== THE REQUEST ==
Your output is the lines from the first one to the one containing "Chart.register(...registerables);", repeated exactly, with images left out.

== DATA EXCERPT ==

>> begin

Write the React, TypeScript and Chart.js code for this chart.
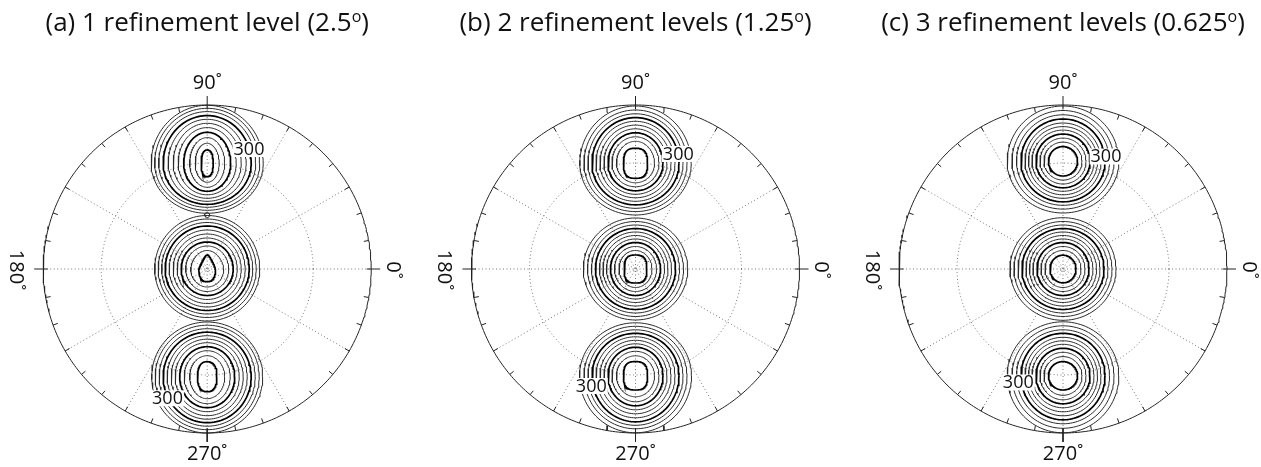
import React, { useEffect, useRef } from "react";
import { Chart, registerables } from "chart.js";

Chart.register(...registerables);

// ---------- data (polar plot units: outer circle radius = 164) ----------
const RMAX = 164;
const GRID_RING = 106;
const SPOKE_ANGLES = [0, 30, 60, 90, 120, 150];
const TICK_ANGLES = [0, 10, 20, 30, 40, 50, 60, 70, 80, 90, 100, 110, 120, 130, 140, 150, 160, 170, 180, 190, 200, 210, 220, 230, 240, 250, 260, 270, 280, 290, 300, 310, 320, 330, 340, 350];
const MAJOR_TICKS = [0, 90, 180, 270];
const ANGLE_LABELS = ["0˚", "90˚", "180˚", "270˚"];

const TITLES = ["(a) 1 refinement level (2.5", "(b) 2 refinement levels (1.25", "(c) 3 refinement levels (0.625"];
const CONTOUR_LABEL = "300";

// contour rings from outermost to innermost; thick lines flagged
const THICK = [false, false, false, true, false, false, false, true, false, false, true];

// blob peak positions (y, up positive)
const PEAK_Y_A = [105.7, 0, -107.7];
const PEAK_Y_B = [105.7, 0, -106.8];
const PEAK_Y_C = [107.7, 0, -106.8];

// panel (a)
const aTopW = [56, 52.5, 48.5, 44, 39, 34, 29, 23.5, 17.5, 12, 6];
const aTopUp = [58, 55, 51.7, 47.7, 44, 40, 35.7, 31, 25.7, 20, 13.3];
const aTopDn = [50, 47, 44, 41, 38, 35, 31.5, 28, 24, 19, 13.3];
const aMidW = [52.5, 49, 45.5, 42, 38, 34, 30, 26, 21.5, 16.5, 8.3];
const aMidUp = [53.5, 50, 46.5, 43, 39, 35, 31, 27, 23, 18.5, 14];
const aMidDn = [52, 48.5, 45, 41.5, 38, 34.5, 30.5, 26.5, 22.5, 18, 12.7];
const aMidTaper = [0, 0, 0, 0, 0, 0, 0, 0, 0, 0.1, 0.6];
const aBotW = [55.5, 52, 48, 44, 40, 36, 32, 27.5, 23, 17.5, 9.7];
const aBotUp = [54.7, 51.5, 48, 44.5, 41, 37.5, 34, 30, 26, 21, 15];
const aBotDn = [56.3, 53, 49.5, 46, 42.5, 39, 35, 31, 27, 22, 15];
const aSaddle = [0, 54, 2.5];

// panel (b)
const bTopW = [55.7, 51.5, 47.5, 43.5, 39.5, 35.5, 31.5, 27.5, 23.5, 19, 12];
const bTopUp = [57.3, 53.3, 49.5, 45.7, 42, 38.2, 34.5, 30.5, 26.5, 22, 15];
const bTopDn = [51.7, 48.3, 45, 41.5, 38, 34.5, 31, 27.5, 23.5, 19.5, 15];
const bMidW = [52.2, 48, 44, 40, 36, 32.5, 29, 25, 21, 16.5, 11.3];
const bMidUp = [51, 47.5, 44, 40.5, 37, 33.5, 30, 26.5, 22.5, 18.5, 14];
const bMidDn = [51, 47.5, 44, 40.5, 37, 33.5, 30, 26.5, 22.5, 18.5, 14];
const bBotW = [56, 51.5, 47.5, 43.5, 39.5, 35.5, 31.5, 27.5, 23.5, 19, 12];
const bBotUp = [53, 49.5, 46, 42.5, 39, 35.5, 32, 28.5, 24.5, 20, 14.2];
const bBotDn = [57, 53, 49.5, 46, 42, 38, 34, 30, 26, 21, 14.2];

// panel (c)
const cTopW = [55.8, 51, 46.5, 42, 38, 34.5, 31, 27, 23, 19, 14.5];
const cTopUp = [55.3, 50.8, 46.5, 42.3, 38.3, 34.7, 31.2, 27.2, 23.2, 19.2, 14.7];
const cTopDn = [51.7, 47.8, 44, 40.5, 37, 33.5, 30, 26.5, 22.7, 18.8, 14.7];
const cMidW = [53, 49, 45, 41, 37, 33.5, 30, 26, 22, 18, 13];
const cMidUp = [51.3, 47.5, 44, 40.5, 37, 33.5, 30, 26.5, 22.5, 18.5, 13.8];
const cMidDn = [51.3, 47.5, 44, 40.5, 37, 33.5, 30, 26.5, 22.5, 18.5, 13.8];
const cBotW = [55.8, 51, 46.5, 42, 38, 34.5, 31, 27, 23, 19, 14.5];
const cBotUp = [54, 50, 46, 42.5, 38.5, 35, 31.5, 27.5, 23.5, 19.2, 14.2];
const cBotDn = [57, 52.5, 48, 44, 40, 36, 32, 28, 24, 19.5, 14.2];

// "300" label positions per panel: [x, y] top blob, bottom blob
const LABEL_POS_A = [[41.8, 120], [-39.7, -129.3]];
const LABEL_POS_B = [[42.8, 115], [-44.2, -117]];
const LABEL_POS_C = [[43, 112.5], [-44.7, -113.5]];

// inner-ring squareness per panel (2 = ellipse)
const INNER_SQUARE = [2.4, 2.8, 2];

// ---------- layout ----------
const PAGE_W = 1261;
const PAGE_H = 467;
const CANVAS_LEFT = [0, 421, 842];
const CANVAS_W = [421, 421, 419];
const CENTER_X = [207.2, 214.5, 221];
const CENTER_Y = 269;
const FONT = "'Open Sans', 'Noto Sans', sans-serif";

type Blob = { peakY: number; w: number[]; up: number[]; dn: number[]; taper?: number[] };

const PANELS = [
  {
    blobs: [
      { peakY: PEAK_Y_A[0], w: aTopW, up: aTopUp, dn: aTopDn },
      { peakY: PEAK_Y_A[1], w: aMidW, up: aMidUp, dn: aMidDn, taper: aMidTaper },
      { peakY: PEAK_Y_A[2], w: aBotW, up: aBotUp, dn: aBotDn },
    ] as Blob[],
    labels: LABEL_POS_A,
    saddle: aSaddle,
  },
  {
    blobs: [
      { peakY: PEAK_Y_B[0], w: bTopW, up: bTopUp, dn: bTopDn },
      { peakY: PEAK_Y_B[1], w: bMidW, up: bMidUp, dn: bMidDn },
      { peakY: PEAK_Y_B[2], w: bBotW, up: bBotUp, dn: bBotDn },
    ] as Blob[],
    labels: LABEL_POS_B,
    saddle: null as number[] | null,
  },
  {
    blobs: [
      { peakY: PEAK_Y_C[0], w: cTopW, up: cTopUp, dn: cTopDn },
      { peakY: PEAK_Y_C[1], w: cMidW, up: cMidUp, dn: cMidDn },
      { peakY: PEAK_Y_C[2], w: cBotW, up: cBotUp, dn: cBotDn },
    ] as Blob[],
    labels: LABEL_POS_C,
    saddle: null as number[] | null,
  },
];

function ring(cx: number, cy: number, halfW: number, up: number, dn: number, taper: number, sq: number, n: number) {
  const pts: { x: number; y: number }[] = [];
  const e = 2 / sq;
  for (let k = 0; k <= n; k++) {
    const t = (k / n) * Math.PI * 2;
    const c = Math.cos(t);
    const s = Math.sin(t);
    const cc = Math.sign(c) * Math.pow(Math.abs(c), e);
    const ss = Math.sign(s) * Math.pow(Math.abs(s), e);
    const y = ss >= 0 ? up * ss : dn * ss;
    const x = halfW * cc * (1 - taper * Math.max(0, ss));
    pts.push({ x: cx + x, y: cy + y });
  }
  return pts;
}

function lineDs(data: { x: number; y: number }[], color: string, width: number, dash: number[] = []) {
  return {
    data,
    showLine: true,
    borderColor: color,
    borderWidth: width,
    borderDash: dash,
    pointRadius: 0,
    pointHoverRadius: 0,
    fill: false,
    tension: 0,
  };
}

function polar(r: number, deg: number) {
  const a = (deg * Math.PI) / 180;
  return { x: r * Math.cos(a), y: r * Math.sin(a) };
}

function buildDatasets(pi: number) {
  const p = PANELS[pi];
  const ds: any[] = [];
  TICK_ANGLES.forEach((ang) => {
    const major = MAJOR_TICKS.includes(ang);
    const r0 = major ? RMAX - 4.5 : RMAX - 5;
    const r1 = major ? RMAX + 9 : RMAX;
    ds.push(lineDs([polar(r0, ang), polar(r1, ang)], "#222", 1));
  });
  const circ: { x: number; y: number }[] = [];
  for (let k = 0; k <= 360; k++) circ.push(polar(RMAX, k));
  ds.push(lineDs(circ, "#222", 1));
  p.blobs.forEach((b) => {
    b.w.forEach((w, i) => {
      const inner = i === b.w.length - 1;
      const sq = inner ? INNER_SQUARE[pi] : 2;
      const taper = b.taper ? b.taper[i] : 0;
      ds.push(lineDs(ring(0, b.peakY, w, b.up[i], b.dn[i], taper, sq, 120), THICK[i] ? "#000" : "#2a2a2a", THICK[i] ? 1.7 : 1));
    });
  });
  if (p.saddle) {
    ds.push(lineDs(ring(p.saddle[0], p.saddle[1], p.saddle[2], p.saddle[2], p.saddle[2], 0, 2, 24), "#2a2a2a", 1));
  }
  const gr: { x: number; y: number }[] = [];
  for (let k = 0; k <= 360; k++) gr.push(polar(GRID_RING, k));
  ds.push(lineDs(gr, "#777", 1, [1, 2.5]));
  SPOKE_ANGLES.forEach((ang) => {
    ds.push(lineDs([polar(RMAX, ang + 180), polar(RMAX, ang)], "#777", 1, [1, 2.5]));
  });
  return ds;
}

const textPlugin = {
  id: "polarText",
  afterDraw(chart: any, _args: any, opts: any) {
    const ctx = chart.ctx as CanvasRenderingContext2D;
    const xs = chart.scales.x;
    const ys = chart.scales.y;
    const px = (v: number) => xs.getPixelForValue(v);
    const py = (v: number) => ys.getPixelForValue(v);
    const pi = opts.panel as number;
    ctx.save();
    ctx.font = `18px ${FONT}`;
    ctx.textAlign = "center";
    ctx.textBaseline = "middle";
    PANELS[pi].labels.forEach((lp: number[]) => {
      const x = px(lp[0]);
      const y = py(lp[1]);
      const w = ctx.measureText(CONTOUR_LABEL).width;
      ctx.fillStyle = "#fff";
      ctx.fillRect(x - w / 2 - 1, y - 8, w + 2, 16);
      ctx.fillStyle = "#111";
      ctx.fillText(CONTOUR_LABEL, x, y + 0.5);
    });
    ctx.font = `20px ${FONT}`;
    ctx.fillStyle = "#111";
    ctx.textBaseline = "alphabetic";
    ctx.textAlign = "center";
    ctx.fillText(ANGLE_LABELS[1], px(0), py(179.7));
    ctx.fillText(ANGLE_LABELS[3], px(0), py(-191));
    ctx.save();
    ctx.translate(px(179.5), py(-1));
    ctx.rotate(Math.PI / 2);
    ctx.fillText(ANGLE_LABELS[0], 0, 0);
    ctx.restore();
    ctx.save();
    ctx.translate(px(-197.5), py(-1));
    ctx.rotate(Math.PI / 2);
    ctx.fillText(ANGLE_LABELS[2], 0, 0);
    ctx.restore();
    const main = TITLES[pi];
    ctx.font = `26px ${FONT}`;
    const wMain = ctx.measureText(main).width;
    const wEnd = ctx.measureText(")").width;
    ctx.font = `16px ${FONT}`;
    const wSup = ctx.measureText("o").width;
    const total = wMain + wSup + wEnd;
    const x0 = px(0) - total / 2;
    const base = 31;
    ctx.textAlign = "left";
    ctx.font = `26px ${FONT}`;
    ctx.fillText(main, x0, base);
    ctx.font = `16px ${FONT}`;
    ctx.fillText("o", x0 + wMain, base - 9.5);
    ctx.font = `26px ${FONT}`;
    ctx.fillText(")", x0 + wMain + wSup, base);
    ctx.restore();
  },
};

function Panel({ index }: { index: number }) {
  const ref = useRef<HTMLCanvasElement | null>(null);
  useEffect(() => {
    if (!ref.current) return;
    const W = CANVAS_W[index];
    const cx = CENTER_X[index];
    const chart = new Chart(ref.current, {
      type: "scatter",
      data: { datasets: buildDatasets(index) },
      options: {
        responsive: false,
        animation: false,
        events: [],
        layout: { padding: 0 },
        scales: {
          x: { type: "linear", display: false, min: -cx, max: W - cx },
          y: { type: "linear", display: false, min: -(PAGE_H - CENTER_Y), max: CENTER_Y },
        },
        plugins: {
          legend: { display: false },
          tooltip: { enabled: false },
          polarText: { panel: index },
        } as any,
      },
      plugins: [textPlugin],
    });
    return () => chart.destroy();
  }, [index]);
  return (
    <canvas
      ref={ref}
      width={CANVAS_W[index]}
      height={PAGE_H}
      style={{ position: "absolute", left: CANVAS_LEFT[index], top: 0, width: CANVAS_W[index], height: PAGE_H }}
    />
  );
}

export default function App() {
  return (
    <div style={{ position: "fixed", left: 0, top: 0, width: PAGE_W, height: PAGE_H, background: "#fff", overflow: "hidden" }}>
      {[0, 1, 2].map((i) => (
        <Panel key={i} index={i} />
      ))}
    </div>
  );
}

>> end

== EXERCISE SOLUTION ==
Write the React, TypeScript and Chart.js code for this chart.
import React, { useEffect, useRef } from "react";
import { Chart, registerables } from "chart.js";

Chart.register(...registerables);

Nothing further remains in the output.